Apparently DevOps is a term that bears no canonical definition, this means that the definition of DevOps can change from one company to another. I am not ashamed to tell you that my personal favorite general definition of the term was the one I found on Wikipedia and it goes as it follows:
"... DevOps is the immediate response to the interdependence of software development and IT operaions...".
So based on this definition, we can picture a DevOps employee as a person whose duty is to facilitate the life of a developer by helping out with nuisances such as putting up and maintaining the server in which an application is going to run. Even though this is a good brief definition there is much more to it. For showing this, I'm bringing up Atlassian's definition of the term:
"DevOps is a set of practices that automate processes between software development teams and IT teams, so that it is easier to compile, test and publish software quickly."

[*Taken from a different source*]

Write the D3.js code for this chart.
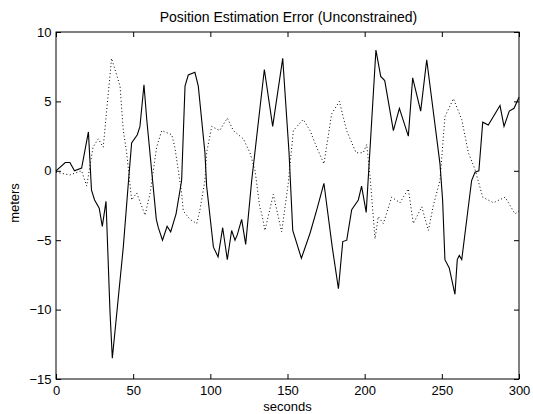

This definition seems to take a fair amount of disciplines and work on the part in which they connect in the process of software development. And yes DevOps people require to be fond of a wide skillset, but they also require to adopt a different mindset towards collaboration. Some authors cite that the implementation of DevOps most of the time requires an internal cultural shift.In order to understand this it is necesary to look back to 2008, the time around DevOps started to come out. At the time a developer was completely responsible for writing code exactly the way IT operations asked them to. This of course made both of these departments to have different goals which usually caused a conflict among them. DevOps aims to blend them into a collaborative team that is able to understand the needs of each department and the enhancement of each.
For the particular set of exercises assigned in class, I believe there is a greater focus towards the job of a system administrator rather than the DevOps practices as a whole. For that we would need a team of developers and a team of system administrator, testers, database administrators, etc. In order to focus towards DevOps.